- **What is required**:
Return each line of the data below exactly, omitting any pictures.

• • • • • • •

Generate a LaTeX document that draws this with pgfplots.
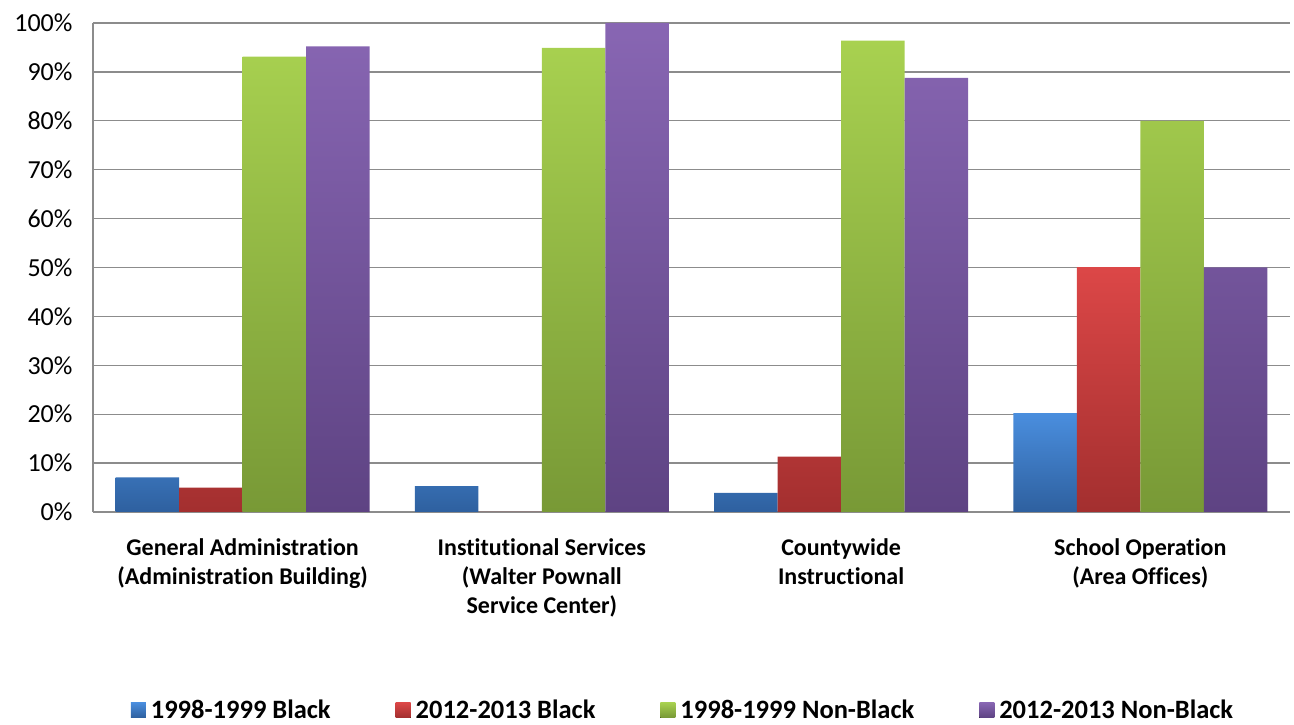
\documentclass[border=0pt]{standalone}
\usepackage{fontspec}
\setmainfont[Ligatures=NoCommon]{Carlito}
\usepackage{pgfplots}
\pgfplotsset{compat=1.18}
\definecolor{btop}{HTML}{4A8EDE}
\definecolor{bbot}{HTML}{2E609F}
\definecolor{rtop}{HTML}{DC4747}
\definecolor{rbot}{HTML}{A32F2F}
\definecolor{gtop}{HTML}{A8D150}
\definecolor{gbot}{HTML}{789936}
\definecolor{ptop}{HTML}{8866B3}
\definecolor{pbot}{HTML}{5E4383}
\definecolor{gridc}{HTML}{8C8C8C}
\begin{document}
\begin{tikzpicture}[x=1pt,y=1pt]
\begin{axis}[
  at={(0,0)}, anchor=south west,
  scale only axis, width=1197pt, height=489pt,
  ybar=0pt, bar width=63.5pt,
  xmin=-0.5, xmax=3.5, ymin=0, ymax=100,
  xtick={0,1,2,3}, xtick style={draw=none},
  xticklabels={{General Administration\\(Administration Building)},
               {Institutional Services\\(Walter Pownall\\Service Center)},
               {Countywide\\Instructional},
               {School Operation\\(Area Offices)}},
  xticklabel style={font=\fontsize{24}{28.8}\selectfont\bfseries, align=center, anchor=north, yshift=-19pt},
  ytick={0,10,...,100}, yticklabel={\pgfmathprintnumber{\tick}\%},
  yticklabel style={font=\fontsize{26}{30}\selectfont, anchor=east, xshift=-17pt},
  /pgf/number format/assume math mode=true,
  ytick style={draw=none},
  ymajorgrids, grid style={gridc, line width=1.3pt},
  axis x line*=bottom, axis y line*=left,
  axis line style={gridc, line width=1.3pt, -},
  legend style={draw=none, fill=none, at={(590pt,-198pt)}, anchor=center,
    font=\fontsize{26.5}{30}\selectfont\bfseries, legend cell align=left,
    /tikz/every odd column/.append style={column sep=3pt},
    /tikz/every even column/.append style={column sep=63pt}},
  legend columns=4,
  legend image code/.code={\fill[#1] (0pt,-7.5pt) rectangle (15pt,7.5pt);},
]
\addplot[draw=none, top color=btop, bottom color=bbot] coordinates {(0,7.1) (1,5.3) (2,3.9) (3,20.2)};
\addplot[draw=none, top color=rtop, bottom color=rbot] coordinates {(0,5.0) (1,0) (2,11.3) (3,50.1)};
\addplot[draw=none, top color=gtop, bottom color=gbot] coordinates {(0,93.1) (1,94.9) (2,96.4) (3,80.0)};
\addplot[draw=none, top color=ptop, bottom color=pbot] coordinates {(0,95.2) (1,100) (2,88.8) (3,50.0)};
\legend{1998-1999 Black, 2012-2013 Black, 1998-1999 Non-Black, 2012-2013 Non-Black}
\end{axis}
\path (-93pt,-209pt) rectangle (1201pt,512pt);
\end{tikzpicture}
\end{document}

• • • • • • •

- **Solution for this exercise**:
Generate a LaTeX document that draws this with pgfplots.
\documentclass[border=0pt]{standalone}
\usepackage{fontspec}
\setmainfont[Ligatures=NoCommon]{Carlito}
\usepackage{pgfplots}
\pgfplotsset{compat=1.18}
\definecolor{btop}{HTML}{4A8EDE}
\definecolor{bbot}{HTML}{2E609F}
\definecolor{rtop}{HTML}{DC4747}
\definecolor{rbot}{HTML}{A32F2F}
\definecolor{gtop}{HTML}{A8D150}
\definecolor{gbot}{HTML}{789936}
\definecolor{ptop}{HTML}{8866B3}
\definecolor{pbot}{HTML}{5E4383}
\definecolor{gridc}{HTML}{8C8C8C}
\begin{document}
\begin{tikzpicture}[x=1pt,y=1pt]
\begin{axis}[
  at={(0,0)}, anchor=south west,
  scale only axis, width=1197pt, height=489pt,
  ybar=0pt, bar width=63.5pt,
  xmin=-0.5, xmax=3.5, ymin=0, ymax=100,
  xtick={0,1,2,3}, xtick style={draw=none},
  xticklabels={{General Administration\\(Administration Building)},
               {Institutional Services\\(Walter Pownall\\Service Center)},
               {Countywide\\Instructional},
               {School Operation\\(Area Offices)}},
  xticklabel style={font=\fontsize{24}{28.8}\selectfont\bfseries, align=center, anchor=north, yshift=-19pt},
  ytick={0,10,...,100}, yticklabel={\pgfmathprintnumber{\tick}\%},
  yticklabel style={font=\fontsize{26}{30}\selectfont, anchor=east, xshift=-17pt},
  /pgf/number format/assume math mode=true,
  ytick style={draw=none},
  ymajorgrids, grid style={gridc, line width=1.3pt},
  axis x line*=bottom, axis y line*=left,
  axis line style={gridc, line width=1.3pt, -},
  legend style={draw=none, fill=none, at={(590pt,-198pt)}, anchor=center,
    font=\fontsize{26.5}{30}\selectfont\bfseries, legend cell align=left,
    /tikz/every odd column/.append style={column sep=3pt},
    /tikz/every even column/.append style={column sep=63pt}},
  legend columns=4,
  legend image code/.code={\fill[#1] (0pt,-7.5pt) rectangle (15pt,7.5pt);},
]
\addplot[draw=none, top color=btop, bottom color=bbot] coordinates {(0,7.1) (1,5.3) (2,3.9) (3,20.2)};
\addplot[draw=none, top color=rtop, bottom color=rbot] coordinates {(0,5.0) (1,0) (2,11.3) (3,50.1)};
\addplot[draw=none, top color=gtop, bottom color=gbot] coordinates {(0,93.1) (1,94.9) (2,96.4) (3,80.0)};
\addplot[draw=none, top color=ptop, bottom color=pbot] coordinates {(0,95.2) (1,100) (2,88.8) (3,50.0)};
\legend{1998-1999 Black, 2012-2013 Black, 1998-1999 Non-Black, 2012-2013 Non-Black}
\end{axis}
\path (-93pt,-209pt) rectangle (1201pt,512pt);
\end{tikzpicture}
\end{document}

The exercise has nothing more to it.